気象庁は、硫黄山からおおむね1キロの範囲では噴火に伴う大きな噴石に警戒するよう呼びかけています。

〈諏訪之瀬島〉諏訪之瀬島の御岳火口では、4月は噴火が時々発生し、活発な火山活動が続いています。今後も火口周辺に影響を及ぼす程度の噴火が発生すると予想され、気象庁は引き続き、火口からおおむね1キロの範囲では噴火に伴う大きな噴石に警戒を呼びかけています。

海底火山に「噴火警報」

〈福徳岡ノ場〉小笠原諸島の近海にある海底火山の福徳岡ノ場には、周辺の海域で警戒が必要な「噴火警報」が発表されています。

〈ベヨネース列岩〉伊豆諸島の青ヶ島の南にある海底火山、「ベヨネース列岩」の付近では3月に海面の変色が確認され、気象庁は小規模な海底噴火が発生する可能性があるとして「噴火警報」を発表しました。

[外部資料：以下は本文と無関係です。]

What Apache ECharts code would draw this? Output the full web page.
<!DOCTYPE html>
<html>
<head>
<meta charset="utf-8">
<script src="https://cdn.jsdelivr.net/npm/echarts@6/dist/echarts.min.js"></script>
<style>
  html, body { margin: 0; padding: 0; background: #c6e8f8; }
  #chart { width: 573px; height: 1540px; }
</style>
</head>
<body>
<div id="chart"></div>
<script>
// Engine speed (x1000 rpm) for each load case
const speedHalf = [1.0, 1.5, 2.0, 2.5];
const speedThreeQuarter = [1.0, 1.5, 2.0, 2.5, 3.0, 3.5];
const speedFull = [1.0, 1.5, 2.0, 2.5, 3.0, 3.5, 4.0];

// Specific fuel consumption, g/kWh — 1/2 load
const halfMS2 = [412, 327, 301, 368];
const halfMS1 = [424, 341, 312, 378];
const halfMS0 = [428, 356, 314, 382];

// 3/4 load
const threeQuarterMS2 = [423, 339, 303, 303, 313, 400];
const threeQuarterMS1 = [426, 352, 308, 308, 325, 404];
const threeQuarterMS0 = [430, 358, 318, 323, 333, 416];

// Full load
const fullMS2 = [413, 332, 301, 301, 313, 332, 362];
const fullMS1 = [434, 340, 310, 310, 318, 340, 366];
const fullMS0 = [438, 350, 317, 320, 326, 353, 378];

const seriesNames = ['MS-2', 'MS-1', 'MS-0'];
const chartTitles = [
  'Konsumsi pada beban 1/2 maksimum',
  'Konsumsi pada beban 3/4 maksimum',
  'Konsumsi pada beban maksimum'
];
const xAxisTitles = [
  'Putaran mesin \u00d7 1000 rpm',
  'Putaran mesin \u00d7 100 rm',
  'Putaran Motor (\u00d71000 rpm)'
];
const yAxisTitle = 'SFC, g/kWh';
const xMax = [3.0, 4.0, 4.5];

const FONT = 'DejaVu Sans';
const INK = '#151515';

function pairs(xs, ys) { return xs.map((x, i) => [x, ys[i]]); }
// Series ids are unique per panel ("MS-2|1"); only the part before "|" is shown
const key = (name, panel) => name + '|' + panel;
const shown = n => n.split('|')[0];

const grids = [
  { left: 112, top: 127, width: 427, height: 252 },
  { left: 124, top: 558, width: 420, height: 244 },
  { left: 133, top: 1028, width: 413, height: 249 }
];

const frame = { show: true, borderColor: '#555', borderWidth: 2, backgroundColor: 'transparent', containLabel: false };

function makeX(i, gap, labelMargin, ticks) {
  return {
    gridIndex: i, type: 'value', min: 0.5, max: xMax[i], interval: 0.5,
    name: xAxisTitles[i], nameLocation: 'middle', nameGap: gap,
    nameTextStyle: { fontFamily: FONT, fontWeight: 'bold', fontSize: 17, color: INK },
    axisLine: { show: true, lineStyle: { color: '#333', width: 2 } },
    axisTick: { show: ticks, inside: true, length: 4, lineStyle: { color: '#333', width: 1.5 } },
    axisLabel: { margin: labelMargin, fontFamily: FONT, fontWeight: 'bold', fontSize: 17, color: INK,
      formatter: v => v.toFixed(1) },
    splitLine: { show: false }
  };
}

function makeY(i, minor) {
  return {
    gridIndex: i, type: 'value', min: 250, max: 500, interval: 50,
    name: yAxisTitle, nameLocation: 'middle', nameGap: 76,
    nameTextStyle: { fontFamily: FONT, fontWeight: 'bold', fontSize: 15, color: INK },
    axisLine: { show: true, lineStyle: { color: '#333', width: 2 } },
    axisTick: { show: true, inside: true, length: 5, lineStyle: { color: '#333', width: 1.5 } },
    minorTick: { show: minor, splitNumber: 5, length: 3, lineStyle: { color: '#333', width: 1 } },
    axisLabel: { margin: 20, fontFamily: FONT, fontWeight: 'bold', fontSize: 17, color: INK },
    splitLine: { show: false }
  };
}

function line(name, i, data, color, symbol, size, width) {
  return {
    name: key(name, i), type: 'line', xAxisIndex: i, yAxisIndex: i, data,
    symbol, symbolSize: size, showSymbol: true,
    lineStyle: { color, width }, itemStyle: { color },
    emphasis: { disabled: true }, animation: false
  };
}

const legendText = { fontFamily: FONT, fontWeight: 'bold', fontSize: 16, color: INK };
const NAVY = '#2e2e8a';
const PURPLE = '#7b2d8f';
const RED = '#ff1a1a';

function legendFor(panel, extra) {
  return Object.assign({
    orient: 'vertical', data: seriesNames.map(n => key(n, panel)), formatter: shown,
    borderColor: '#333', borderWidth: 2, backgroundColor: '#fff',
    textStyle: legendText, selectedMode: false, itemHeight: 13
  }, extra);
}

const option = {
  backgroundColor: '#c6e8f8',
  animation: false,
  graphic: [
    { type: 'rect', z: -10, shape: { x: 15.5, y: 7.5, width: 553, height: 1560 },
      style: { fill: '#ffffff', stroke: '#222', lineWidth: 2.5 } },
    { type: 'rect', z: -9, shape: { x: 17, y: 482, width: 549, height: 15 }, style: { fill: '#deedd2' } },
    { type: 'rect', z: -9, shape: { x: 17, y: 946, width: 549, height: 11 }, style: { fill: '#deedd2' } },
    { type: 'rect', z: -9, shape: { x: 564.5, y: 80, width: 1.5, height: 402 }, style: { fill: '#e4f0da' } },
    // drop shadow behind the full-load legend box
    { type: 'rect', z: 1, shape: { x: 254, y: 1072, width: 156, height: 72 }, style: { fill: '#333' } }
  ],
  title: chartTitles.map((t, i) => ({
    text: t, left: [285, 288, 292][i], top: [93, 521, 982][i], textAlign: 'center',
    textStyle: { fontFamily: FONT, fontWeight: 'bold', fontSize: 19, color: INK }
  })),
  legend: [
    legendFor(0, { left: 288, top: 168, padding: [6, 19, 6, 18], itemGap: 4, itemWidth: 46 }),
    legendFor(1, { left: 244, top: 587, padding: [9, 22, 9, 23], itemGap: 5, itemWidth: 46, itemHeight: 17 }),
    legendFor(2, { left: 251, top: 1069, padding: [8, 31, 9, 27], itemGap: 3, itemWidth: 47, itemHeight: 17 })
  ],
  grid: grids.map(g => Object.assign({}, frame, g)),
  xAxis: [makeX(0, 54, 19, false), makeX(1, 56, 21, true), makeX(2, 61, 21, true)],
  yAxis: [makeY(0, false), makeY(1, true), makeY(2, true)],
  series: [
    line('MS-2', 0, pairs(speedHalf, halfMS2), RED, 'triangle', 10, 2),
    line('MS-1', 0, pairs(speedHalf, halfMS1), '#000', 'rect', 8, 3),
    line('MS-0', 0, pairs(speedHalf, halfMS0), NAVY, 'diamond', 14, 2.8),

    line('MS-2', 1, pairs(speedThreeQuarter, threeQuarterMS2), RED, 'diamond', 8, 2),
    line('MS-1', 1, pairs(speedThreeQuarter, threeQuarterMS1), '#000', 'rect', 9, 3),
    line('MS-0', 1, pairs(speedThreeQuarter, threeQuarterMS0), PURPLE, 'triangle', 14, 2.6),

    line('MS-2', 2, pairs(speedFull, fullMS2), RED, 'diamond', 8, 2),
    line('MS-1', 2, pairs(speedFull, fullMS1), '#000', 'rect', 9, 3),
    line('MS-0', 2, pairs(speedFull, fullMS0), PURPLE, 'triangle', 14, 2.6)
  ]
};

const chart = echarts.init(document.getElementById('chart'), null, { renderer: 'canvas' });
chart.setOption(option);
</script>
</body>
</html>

5月2日には「ベヨネース列岩」の一部の「明神礁」と呼ばれる浅い岩礁の付近で海面の変色や気泡が発生しているのが確認され火山活動が活発な状態が続いています。
気象庁は「噴火警報」を継続して周辺の海域では警戒するよう呼びかけています。

警報なし・レベル1の注意

全国の活火山の中には警報が発表されておらず、噴火警戒レベルがレベル1の火山がありますが、過去に噴火を繰り返してきた活火山であることに変わりはなく、気象庁や自治体が発表する情報に注意が必要です。

〈阿蘇山〉熊本県の阿蘇山では、火山ガスの放出量が4月28日以降、1600トンから1700トンとやや多い状態が続きました。また、火口の直下で起きる孤立型微動も4月27日から29日にかけて一時的に多くなったほか、火山性地震も28日に310回観測されて多くなっています。
しかし、5月8日と11日に行った観測では、火山ガスの放出量は700トンから1000トンとやや少なくなりました。地殻変動のデータにも特段の変化は認められておらず、気象庁は、火口周辺では火山ガスに注意するよう呼びかけています。

火山情報の確認を

各地の火山活動の状況や注意点などは、気象庁や各地の気象台、自治体のホームページなどで確認することができます。